** start of Information provided **
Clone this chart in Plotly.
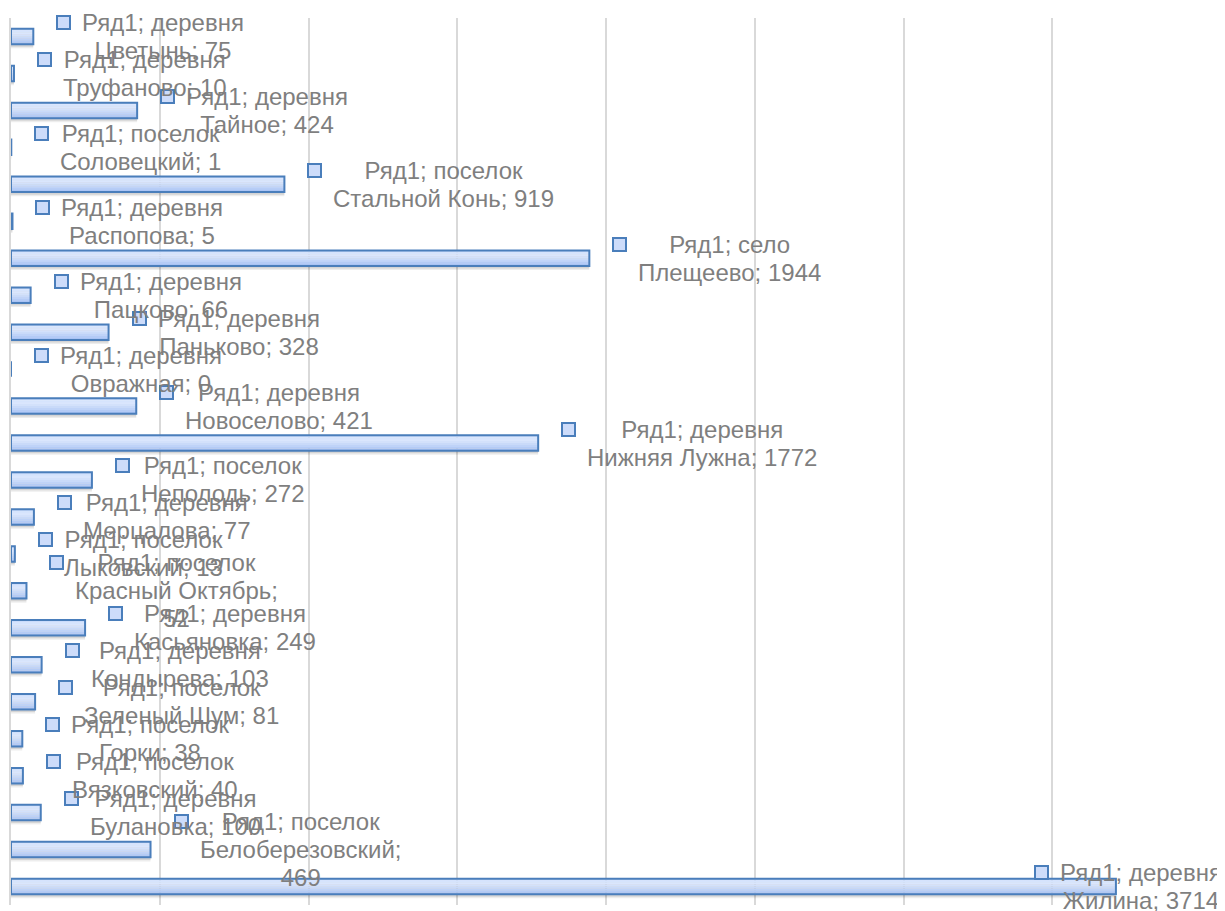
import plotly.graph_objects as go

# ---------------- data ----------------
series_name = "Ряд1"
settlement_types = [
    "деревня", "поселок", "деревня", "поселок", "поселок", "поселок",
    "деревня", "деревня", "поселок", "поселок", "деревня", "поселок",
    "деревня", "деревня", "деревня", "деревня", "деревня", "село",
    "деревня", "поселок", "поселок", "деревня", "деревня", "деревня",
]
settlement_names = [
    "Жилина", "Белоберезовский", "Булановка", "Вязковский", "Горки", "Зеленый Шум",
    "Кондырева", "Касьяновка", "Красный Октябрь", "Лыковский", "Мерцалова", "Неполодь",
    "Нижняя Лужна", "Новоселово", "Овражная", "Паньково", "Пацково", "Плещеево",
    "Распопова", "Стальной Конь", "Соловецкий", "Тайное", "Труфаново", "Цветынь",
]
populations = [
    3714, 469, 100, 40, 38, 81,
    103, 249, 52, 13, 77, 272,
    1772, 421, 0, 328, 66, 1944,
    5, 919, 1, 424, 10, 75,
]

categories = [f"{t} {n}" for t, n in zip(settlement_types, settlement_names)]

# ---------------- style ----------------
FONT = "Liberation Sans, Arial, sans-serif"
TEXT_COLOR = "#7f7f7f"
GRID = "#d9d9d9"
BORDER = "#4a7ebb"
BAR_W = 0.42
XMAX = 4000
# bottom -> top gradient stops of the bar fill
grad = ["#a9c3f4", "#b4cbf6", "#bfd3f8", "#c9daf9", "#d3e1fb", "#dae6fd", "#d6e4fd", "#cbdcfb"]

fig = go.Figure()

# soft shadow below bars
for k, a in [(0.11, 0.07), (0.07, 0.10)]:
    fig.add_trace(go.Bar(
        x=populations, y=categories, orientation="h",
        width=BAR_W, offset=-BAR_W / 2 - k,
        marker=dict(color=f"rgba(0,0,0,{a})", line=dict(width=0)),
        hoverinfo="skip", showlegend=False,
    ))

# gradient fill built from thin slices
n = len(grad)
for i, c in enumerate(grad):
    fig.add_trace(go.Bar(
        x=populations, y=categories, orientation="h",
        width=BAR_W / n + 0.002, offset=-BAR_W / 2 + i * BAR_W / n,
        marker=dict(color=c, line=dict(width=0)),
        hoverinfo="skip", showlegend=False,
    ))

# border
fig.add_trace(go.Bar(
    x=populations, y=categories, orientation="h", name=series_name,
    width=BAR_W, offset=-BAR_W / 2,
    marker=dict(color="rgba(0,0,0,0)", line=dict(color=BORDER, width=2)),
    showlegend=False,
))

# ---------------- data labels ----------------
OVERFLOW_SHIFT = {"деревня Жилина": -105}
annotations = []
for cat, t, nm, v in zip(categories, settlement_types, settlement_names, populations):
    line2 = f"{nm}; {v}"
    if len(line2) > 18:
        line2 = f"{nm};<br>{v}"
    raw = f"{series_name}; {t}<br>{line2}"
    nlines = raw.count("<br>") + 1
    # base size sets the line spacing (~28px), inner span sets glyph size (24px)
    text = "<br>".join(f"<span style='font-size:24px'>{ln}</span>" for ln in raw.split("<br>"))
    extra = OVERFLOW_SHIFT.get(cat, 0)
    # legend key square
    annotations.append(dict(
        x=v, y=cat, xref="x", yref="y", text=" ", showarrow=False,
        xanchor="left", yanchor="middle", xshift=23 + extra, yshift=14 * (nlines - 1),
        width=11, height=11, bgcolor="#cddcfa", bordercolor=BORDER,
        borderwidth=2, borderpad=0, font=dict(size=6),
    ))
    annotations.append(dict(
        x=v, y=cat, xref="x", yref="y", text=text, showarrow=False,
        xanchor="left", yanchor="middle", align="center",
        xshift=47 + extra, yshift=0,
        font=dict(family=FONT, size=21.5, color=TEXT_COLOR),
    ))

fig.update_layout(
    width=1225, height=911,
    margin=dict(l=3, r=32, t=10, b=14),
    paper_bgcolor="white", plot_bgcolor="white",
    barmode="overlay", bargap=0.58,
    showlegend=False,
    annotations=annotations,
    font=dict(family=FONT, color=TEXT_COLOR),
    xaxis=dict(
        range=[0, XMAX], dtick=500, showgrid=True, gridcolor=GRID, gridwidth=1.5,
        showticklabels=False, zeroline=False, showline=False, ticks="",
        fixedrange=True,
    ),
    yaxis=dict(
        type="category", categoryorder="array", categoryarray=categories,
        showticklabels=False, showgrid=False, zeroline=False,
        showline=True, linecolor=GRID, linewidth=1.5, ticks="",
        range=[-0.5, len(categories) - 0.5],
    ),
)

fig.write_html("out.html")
** end of Information provided **
_Written problem_. Transcribe the whole listing exactly. Pictures stay out of your copy.

_Finished exercise_.
Clone this chart in Plotly.
import plotly.graph_objects as go

# ---------------- data ----------------
series_name = "Ряд1"
settlement_types = [
    "деревня", "поселок", "деревня", "поселок", "поселок", "поселок",
    "деревня", "деревня", "поселок", "поселок", "деревня", "поселок",
    "деревня", "деревня", "деревня", "деревня", "деревня", "село",
    "деревня", "поселок", "поселок", "деревня", "деревня", "деревня",
]
settlement_names = [
    "Жилина", "Белоберезовский", "Булановка", "Вязковский", "Горки", "Зеленый Шум",
    "Кондырева", "Касьяновка", "Красный Октябрь", "Лыковский", "Мерцалова", "Неполодь",
    "Нижняя Лужна", "Новоселово", "Овражная", "Паньково", "Пацково", "Плещеево",
    "Распопова", "Стальной Конь", "Соловецкий", "Тайное", "Труфаново", "Цветынь",
]
populations = [
    3714, 469, 100, 40, 38, 81,
    103, 249, 52, 13, 77, 272,
    1772, 421, 0, 328, 66, 1944,
    5, 919, 1, 424, 10, 75,
]

categories = [f"{t} {n}" for t, n in zip(settlement_types, settlement_names)]

# ---------------- style ----------------
FONT = "Liberation Sans, Arial, sans-serif"
TEXT_COLOR = "#7f7f7f"
GRID = "#d9d9d9"
BORDER = "#4a7ebb"
BAR_W = 0.42
XMAX = 4000
# bottom -> top gradient stops of the bar fill
grad = ["#a9c3f4", "#b4cbf6", "#bfd3f8", "#c9daf9", "#d3e1fb", "#dae6fd", "#d6e4fd", "#cbdcfb"]

fig = go.Figure()

# soft shadow below bars
for k, a in [(0.11, 0.07), (0.07, 0.10)]:
    fig.add_trace(go.Bar(
        x=populations, y=categories, orientation="h",
        width=BAR_W, offset=-BAR_W / 2 - k,
        marker=dict(color=f"rgba(0,0,0,{a})", line=dict(width=0)),
        hoverinfo="skip", showlegend=False,
    ))

# gradient fill built from thin slices
n = len(grad)
for i, c in enumerate(grad):
    fig.add_trace(go.Bar(
        x=populations, y=categories, orientation="h",
        width=BAR_W / n + 0.002, offset=-BAR_W / 2 + i * BAR_W / n,
        marker=dict(color=c, line=dict(width=0)),
        hoverinfo="skip", showlegend=False,
    ))

# border
fig.add_trace(go.Bar(
    x=populations, y=categories, orientation="h", name=series_name,
    width=BAR_W, offset=-BAR_W / 2,
    marker=dict(color="rgba(0,0,0,0)", line=dict(color=BORDER, width=2)),
    showlegend=False,
))

# ---------------- data labels ----------------
OVERFLOW_SHIFT = {"деревня Жилина": -105}
annotations = []
for cat, t, nm, v in zip(categories, settlement_types, settlement_names, populations):
    line2 = f"{nm}; {v}"
    if len(line2) > 18:
        line2 = f"{nm};<br>{v}"
    raw = f"{series_name}; {t}<br>{line2}"
    nlines = raw.count("<br>") + 1
    # base size sets the line spacing (~28px), inner span sets glyph size (24px)
    text = "<br>".join(f"<span style='font-size:24px'>{ln}</span>" for ln in raw.split("<br>"))
    extra = OVERFLOW_SHIFT.get(cat, 0)
    # legend key square
    annotations.append(dict(
        x=v, y=cat, xref="x", yref="y", text=" ", showarrow=False,
        xanchor="left", yanchor="middle", xshift=23 + extra, yshift=14 * (nlines - 1),
        width=11, height=11, bgcolor="#cddcfa", bordercolor=BORDER,
        borderwidth=2, borderpad=0, font=dict(size=6),
    ))
    annotations.append(dict(
        x=v, y=cat, xref="x", yref="y", text=text, showarrow=False,
        xanchor="left", yanchor="middle", align="center",
        xshift=47 + extra, yshift=0,
        font=dict(family=FONT, size=21.5, color=TEXT_COLOR),
    ))

fig.update_layout(
    width=1225, height=911,
    margin=dict(l=3, r=32, t=10, b=14),
    paper_bgcolor="white", plot_bgcolor="white",
    barmode="overlay", bargap=0.58,
    showlegend=False,
    annotations=annotations,
    font=dict(family=FONT, color=TEXT_COLOR),
    xaxis=dict(
        range=[0, XMAX], dtick=500, showgrid=True, gridcolor=GRID, gridwidth=1.5,
        showticklabels=False, zeroline=False, showline=False, ticks="",
        fixedrange=True,
    ),
    yaxis=dict(
        type="category", categoryorder="array", categoryarray=categories,
        showticklabels=False, showgrid=False, zeroline=False,
        showline=True, linecolor=GRID, linewidth=1.5, ticks="",
        range=[-0.5, len(categories) - 0.5],
    ),
)

fig.write_html("out.html")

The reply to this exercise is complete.